To install the Festival on your Raspberry Pi invoke the following command:

sudo apt-get install festival -y

You can test whether everything is working correctly by typing:

echo "Hello, Arm" | Festival –tts

Your Raspberry Pi should then speak "Hello, Arm."

Festival provides an API. However, to keep things simple, I decided to interface Festival through the command line. To that end I extended the helpers module with another method:

def say_text(text):
    os.system('echo ' + text + ' | festival --tts')

Putting Things Together

Finally, we can put everything together. I did so within main.py:

import keras_ocr
import camera as cam
import helpers
 
if __name__ == "__main__":
	# Prepare recognizer
	recognizer = keras_ocr.recognition.Recognizer()
 
	# Get image from the camera
	camera = cam.camera()
 
	# Ignore the first frame, which is typically blank on my machine
	image = camera.capture_frame(True)
 
	# Perform recognition
	label = recognizer.recognize(image)
 
	# Perform TTS (speak label)
	helpers.say_text('The recognition result is: ' + label)

First, I create the OCR recognizer. Then, I create the Camera object and read the frame from the default webcam. The image is passed to the recognize method of recognizer, and the resulting label is spoken through the TTS helper.

Wrapping Up

In summary, we created a reliable system that can perform OCR with deep learning and then communicate results to the users through a text-to-speech engine. We used a pre-trained keras-OCR package.
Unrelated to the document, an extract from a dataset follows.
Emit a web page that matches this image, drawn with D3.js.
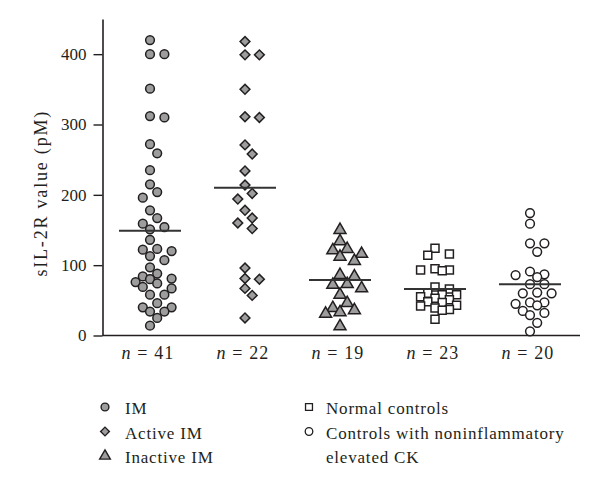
<!DOCTYPE html>
<html>
<head>
<meta charset="utf-8">
<script src="https://cdn.jsdelivr.net/npm/d3@7/dist/d3.min.js"></script>
<style>
  html, body { margin: 0; padding: 0; background: #fff; }
  svg { display: block; }
  text { font-family: "Liberation Serif", "Times New Roman", serif; fill: #231f20; }
</style>
</head>
<body>
<svg id="chart" width="600" height="489"></svg>
<script>
// ---------------- data ----------------
const groups = ["IM", "Active IM", "Inactive IM", "Normal controls", "Controls with noninflammatory elevated CK"];
const nCounts = [41, 22, 19, 23, 20];
const imValues = [420, 400, 400, 351, 312, 310, 272, 259, 235, 215, 204, 196, 178, 167, 159, 154, 151,
  136, 123, 122, 120, 113, 107, 97, 88, 84, 81, 80, 76, 74, 69, 67, 58, 58, 46, 40, 40, 34, 34, 25, 14];
const activeValues = [418, 399, 399, 350, 311, 310, 271, 258, 234, 214, 202, 194, 178, 167, 160, 152,
  96, 81, 80, 67, 57, 25];
const inactiveValues = [150, 134, 123, 121, 116, 112, 106, 86, 84, 73, 72, 67, 58, 46, 39, 36, 33, 31, 13];
const normalValues = [124, 116, 114, 95, 93, 93, 92, 69, 66, 60, 58, 58, 55, 53, 51, 48, 47, 43, 42, 39, 37, 36, 23];
const ckValues = [174, 159, 131, 131, 119, 91, 87, 86, 83, 73, 73, 61, 60, 60, 47, 47, 45, 43, 35, 32, 29, 18, 6];
const meanValues = [149, 210, 79, 66, 73];
const yTicks = [0, 100, 200, 300, 400];
const yTitle = "sIL-2R value (pM)";
const legendLeft = ["IM", "Active IM", "Inactive IM"];
const legendRight = [["Normal controls"], ["Controls with noninflammatory", "elevated CK"]];

const seriesValues = [imValues, activeValues, inactiveValues, normalValues, ckValues];

// ---------------- styles ----------------
const GRAY = "#9d9d9d";
const DARK = "#231f20";
const markerStyles = [
  { type: d3.symbolCircle, size: 60, rotate: 0, fill: GRAY },
  { type: d3.symbolSquare, size: 48, rotate: 45, fill: GRAY },
  { type: d3.symbolTriangle, size: 62, rotate: 0, fill: GRAY },
  { type: d3.symbolSquare, size: 64, rotate: 0, fill: "#fff" },
  { type: d3.symbolCircle, size: 60, rotate: 0, fill: "#fff" }
];

// ---------------- scales ----------------
const svg = d3.select("#chart");
const y = d3.scaleLinear().domain([0, 450]).range([335.5, 19]);
const x = d3.scaleBand().domain(groups).range([102.5, 577.5]);
const xAxisEnd = 580;

// y axis
const yAxis = d3.axisLeft(y).tickValues(yTicks).tickSize(9).tickSizeOuter(0).tickPadding(7);
const gy = svg.append("g").attr("transform", `translate(${x.range()[0]},0)`).call(yAxis);
gy.select(".domain").attr("stroke", DARK).attr("stroke-width", 1.6);
gy.selectAll(".tick line").attr("stroke", DARK).attr("stroke-width", 1.4);
gy.selectAll(".tick text").attr("font-size", 17).attr("font-family", "Liberation Serif").attr("fill", DARK);

// x axis baseline
const xAxis = d3.axisBottom(x).tickSize(0).tickSizeOuter(0).tickFormat("");
const gx = svg.append("g").attr("transform", `translate(0,${y(0)})`).call(xAxis);
gx.select(".domain").attr("d", `M${x.range()[0]},0H${xAxisEnd}`).attr("stroke", DARK).attr("stroke-width", 1.6);

// n labels
groups.forEach((g, i) => {
  const t = svg.append("text")
    .attr("x", x(g) + x.bandwidth() / 2 - 2)
    .attr("y", y(0) + 23)
    .attr("text-anchor", "middle")
    .attr("font-size", 18)
    .attr("letter-spacing", 1.1);
  t.append("tspan").attr("font-style", "italic").text("n");
  t.append("tspan").text(" = " + nCounts[i]);
});

// y title
svg.append("text")
  .attr("transform", `translate(47,${(y(0) + y(450)) / 2 + 16}) rotate(-90)`)
  .attr("text-anchor", "middle")
  .attr("font-size", 18)
  .attr("letter-spacing", 1.8)
  .text(yTitle);

// ---------------- beeswarm layout (columns, limited width) ----------------
const step = 7.2, minDist = 9.2;
const columnOrder = [0, 1, -1, 2, -2, 3];
function swarm(values, cx) {
  const pts = values.map(v => ({ v, y: y(v) })).sort((a, b) => a.y - b.y);
  const placed = [];
  pts.forEach(p => {
    let best = null, bestD = -1;
    for (const c of columnOrder) {
      const off = c * step;
      const dmin = placed.length ? d3.min(placed, q => Math.hypot(q.dx - off, q.y - p.y)) : Infinity;
      if (dmin >= minDist) { best = off; break; }
      if (dmin > bestD + 0.5) { bestD = dmin; best = off; }
    }
    p.dx = best;
    placed.push(p);
  });
  return pts.map(p => ({ x: cx + p.dx, y: p.y, v: p.v }));
}

function symbolPath(st) {
  return d3.symbol().type(st.type).size(st.size)();
}

groups.forEach((g, i) => {
  const cx = x(g) + x.bandwidth() / 2;
  const st = markerStyles[i];
  const pts = swarm(seriesValues[i], cx);
  svg.append("g").selectAll("path").data(pts).join("path")
    .attr("d", symbolPath(st))
    .attr("transform", d => `translate(${d.x},${d.y}) rotate(${st.rotate})`)
    .attr("fill", st.fill)
    .attr("stroke", DARK)
    .attr("stroke-width", 1.5);
  // mean line
  svg.append("line")
    .attr("x1", cx - 31).attr("x2", cx + 31)
    .attr("y1", y(meanValues[i])).attr("y2", y(meanValues[i]))
    .attr("stroke", "#333").attr("stroke-width", 2);
});

// ---------------- legend ----------------
const legendRows = [408, 432.5, 457];
const legendFont = 17;
legendLeft.forEach((lab, i) => {
  const st = markerStyles[i];
  svg.append("path")
    .attr("d", d3.symbol().type(st.type).size(st.size * 0.8)())
    .attr("transform", `translate(105,${legendRows[i] - 1}) rotate(${st.rotate})`)
    .attr("fill", st.fill).attr("stroke", DARK).attr("stroke-width", 1.4);
  svg.append("text").attr("x", 125).attr("y", legendRows[i] + 6)
    .attr("font-size", legendFont).attr("letter-spacing", 0.8).text(lab);
});
let row = 0;
legendRight.forEach((lines, j) => {
  const st = markerStyles[3 + j];
  svg.append("path")
    .attr("d", d3.symbol().type(st.type).size(st.size * 0.75)())
    .attr("transform", `translate(309,${legendRows[row] - 1}) rotate(${st.rotate})`)
    .attr("fill", st.fill).attr("stroke", DARK).attr("stroke-width", 1.3);
  lines.forEach(line => {
    svg.append("text").attr("x", 326).attr("y", legendRows[row] + 6)
      .attr("font-size", legendFont).attr("letter-spacing", 0.8).text(line);
    row++;
  });
});
</script>
</body>
</html>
In a more advanced scenario, text recognition can be preceded by text detection. You would first detect lines of text in the image, and then perform recognition on each of them. To do so, you would only need to employ text detection from keras-ocr as shown in this version of the Keras CRNN implementation and the published CRAFT text detection model by Fausto Morales.

By extending the above app with text detection, you could achieve the RNN-supported IoT system that performs OCR to help visually impaired people read menus in restaurants or documents in the government offices. Moreover, such an app, if supported by the translation service, could serve as the automatic translator.